Pickwick was a regular stop for river travelers, a gathering place for Sunday church services, and the site of a small schoolhouse. According to Painted Pole, it was where surrounding ranch families brought their hides, grain, and gossip.

When the Morris Sheppard Dam was completed, much of Pickwick’s original site disappeared beneath the rising waters. Some families relocated to higher ground, and the name lives on today as a lakeside neighborhood.

==== PK Fires ====
The Possum Kingdom Lake area suffered major wildfires in 2011 during a severe drought, first in April with 160 homes destroyed and again in August–September with 39 homes and 9 recreational vehicles lost. The cause of the second 2011 fire was an electrical spark on the 101 Ranch. The first week of August 2012 brought more wildfires to the PK vicinity (between the dam & Graford) which were possibly ignited by lightning strikes amid the extremely drought-ridden countryside. Texas Governor Perry authorized the Texas military forces to assist in battling them. Several Chinook helicopters were assigned to the Palo Pinto county efforts. The fires were brought under control over a period of days & nights.

== Fishing ==
Possum Kingdom Lake supports diverse sport fishing opportunities. Species include striped bass, largemouth bass, white bass, crappie, blue and channel catfish, and sunfish. The Texas Parks and Wildlife Department (TPWD) annually stocks striped bass to maintain the population.
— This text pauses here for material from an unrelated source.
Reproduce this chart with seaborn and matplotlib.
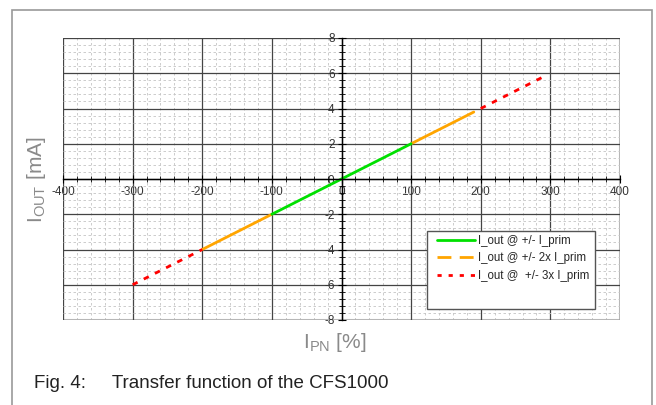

Possum Kingdom holds the current Texas state record striped bass, a 53-pound, 12-ounce fish caught in 2004.

Local guides note that striped bass fishing is best early in the day or during seasonal transitions, often requiring live bait in deeper waters or artificial lures such as swimbaits and slabs around main lake points. Catfishing is productive using cut bait or prepared baits near submerged structures and baited holes. Interviews with local guides describe waiting for large striper schools to surface and the need for precise timing, especially in summer months.

== Development ==
For decades after the dam’s completion, Possum Kingdom’s shores were known more for bait shops and weathered docks than luxury estates. In the 1950s through the 1970s, weekend cabins and modest homes made up most of the lakefront, often passed down through generations.
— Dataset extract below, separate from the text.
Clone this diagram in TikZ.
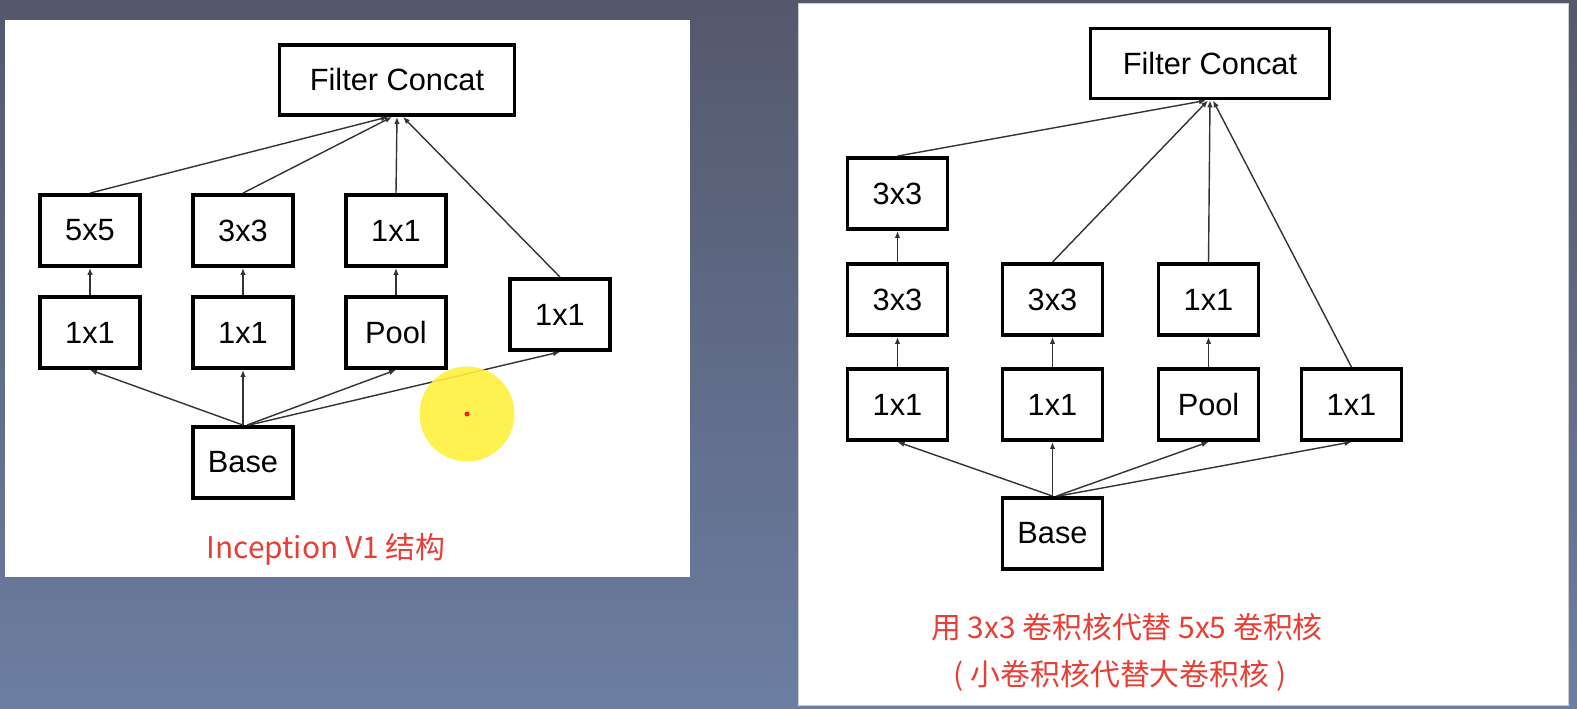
\documentclass[tikz,border=0pt]{standalone}
\usepackage{fontspec}
\setmainfont{Liberation Sans}
\newfontfamily\cjk{Noto Sans CJK SC}
\usepackage{tikz}
\usetikzlibrary{arrows.meta, positioning}

\definecolor{bgtop}{RGB}{84,88,108}
\definecolor{bgbot}{RGB}{108,126,162}
\definecolor{capred}{RGB}{232,62,52}
\definecolor{hilite}{RGB}{255,240,60}

\begin{document}
\begin{tikzpicture}[
    x=0.02cm, y=-0.02cm,
    box/.style={rectangle, draw, line width=2.2pt, fill=white,
                minimum width=2cm, minimum height=1.42cm,
                align=center, font=\fontsize{17.5}{20}\selectfont},
    wide/.style={box, minimum width=4.7cm, minimum height=1.4cm},
    arrow/.style={-{Latex[length=4pt, width=3.2pt]}, line width=0.8pt, draw=black!80},
    caption/.style={font=\cjk\fontsize{17}{20}\selectfont, text=capred, align=center},
  ]

  % background and the two slides (pixel coordinates)
  \shade[top color=bgtop, bottom color=bgbot] (0,0) rectangle (1577,709);
  \useasboundingbox (0,0) rectangle (1577,709);
  \fill[white] (5,20) rectangle (690,577);
  \fill[white, draw=black!20] (798,3) rectangle (1568,705);

  % column x-centres and row y-centres
  \def\xA{90}   \def\xB{243}  \def\xC{396}  \def\xD{560}
  \def\yTop{80} \def\yOne{230.5} \def\yTwo{332.5} \def\yBase{462.5}

  % ── Inception V1 ────────────────────────────────────────────
  \node[wide] (lFC) at (397,\yTop) {Filter Concat};

  \node[box] (lC5) at (\xA,\yOne) {5x5};
  \node[box] (lC3) at (\xB,\yOne) {3x3};
  \node[box] (lP1) at (\xC,\yOne) {1x1};

  \node[box] (lR5) at (\xA,\yTwo) {1x1};
  \node[box] (lR3) at (\xB,\yTwo) {1x1};
  \node[box] (lPool) at (\xC,\yTwo) {Pool};
  \node[box] (lS1) at (\xD,314.5) {1x1};

  \node[box] (lBase) at (\xB,\yBase) {Base};

  \draw[arrow] (lC5.north) -- ([xshift=-0.18cm]lFC.south);
  \draw[arrow] (lC3.north) -- ([xshift=-0.1cm]lFC.south);
  \draw[arrow] (lP1.north) -- (lFC.south);
  \draw[arrow] (lS1.north) -- ([xshift=0.12cm]lFC.south);

  \draw[arrow] (lR5.north) -- (lC5.south);
  \draw[arrow] (lR3.north) -- (lC3.south);
  \draw[arrow] (lPool.north) -- (lP1.south);

  \draw[arrow] (lBase.north) -- (lR5.south);
  \draw[arrow] (lBase.north) -- (lR3.south);
  \draw[arrow] ([xshift=0.08cm]lBase.north) -- (lPool.south);
  \draw[arrow] ([xshift=0.12cm]lBase.north) -- (lS1.south);

  \node[caption] (lCap) at (326,549) {Inception V1 结构};

  % cursor highlight
  \fill[hilite, opacity=0.9] (467,414) circle (0.95cm);
  \fill[red!80!orange] (467,414) circle (0.05cm);

  % ── 3x3 instead of 5x5 ──────────────────────────────────────
  \def\xE{897.5} \def\xF{1052.5} \def\xG{1208.5} \def\xH{1351.5}
  \def\yTopR{63.5} \def\yA{193.5} \def\yB{299.5} \def\yC{404.5} \def\yBaseR{533.5}

  \node[wide, minimum width=4.78cm] (rFC) at (1210,\yTopR) {Filter Concat};

  \node[box] (rT3) at (\xE,\yA) {3x3};

  \node[box] (rM3a) at (\xE,\yB) {3x3};
  \node[box] (rM3b) at (\xF,\yB) {3x3};
  \node[box] (rM1)  at (\xG,\yB) {1x1};

  \node[box] (rB1a) at (\xE,\yC) {1x1};
  \node[box] (rB1b) at (\xF,\yC) {1x1};
  \node[box] (rPool) at (\xG,\yC) {Pool};
  \node[box] (rB1c) at (\xH,\yC) {1x1};

  \node[box] (rBase) at (\xF,\yBaseR) {Base};

  \draw[arrow] (rT3.north) -- ([xshift=-0.08cm]rFC.south);
  \draw[arrow] (rM3b.north) -- ([xshift=-0.04cm]rFC.south);
  \draw[arrow] (rM1.north) -- (rFC.south);
  \draw[arrow] (rB1c.north) -- ([xshift=0.06cm]rFC.south);

  \draw[arrow] (rM3a.north) -- (rT3.south);
  \draw[arrow] (rB1a.north) -- (rM3a.south);
  \draw[arrow] (rB1b.north) -- (rM3b.south);
  \draw[arrow] (rPool.north) -- (rM1.south);

  \draw[arrow] (rBase.north) -- (rB1a.south);
  \draw[arrow] (rBase.north) -- (rB1b.south);
  \draw[arrow] ([xshift=0.08cm]rBase.north) -- (rPool.south);
  \draw[arrow] ([xshift=0.12cm]rBase.north) -- (rB1c.south);

  \node[caption] (rCapA) at (1127,627) {用 3x3 卷积核代替 5x5 卷积核};
  \node[caption] (rCapB) at (1120,676) {(~小卷积核代替大卷积核~)};

\end{tikzpicture}
\end{document}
That changed dramatically during the early 2000s, and even more so during the COVID-19 pandemic. With remote work freeing people from city offices, buyers from Dallas–Fort Worth, Midland, and beyond began seeking larger properties where they could both live and vacation.

According to REALTOR records, property values in some communities rose by 30–60% between 2020 and 2022. Older fishing cabins were torn down to make way for custom homes with multi-million-dollar price tags. Communities like The Ranch, Gaines Bend, and The Cliffs began to see estate-style builds rivaling the best in the state.

Even so, large sections of shoreline remain undeveloped, including the Caddo Creek area and tracts held by the Brazos River Authority and Texas Parks and Wildlife. This mix of high-end neighborhoods and untouched wilderness is part of what makes Possum Kingdom unusual among Texas lakes.

== Recreation ==
Possum Kingdom Lake is a popular recreation destination, offering boating, waterskiing, scuba diving, and camping. The lake is home to Possum Kingdom State Park, which provides campgrounds, hiking trails, and public boat ramps. One of the most recognized landmarks is Hell’s Gate, a narrow break between two cliffs leading from the lake into a cove, which serves as a focal point for holiday gatherings and events such as fireworks shows.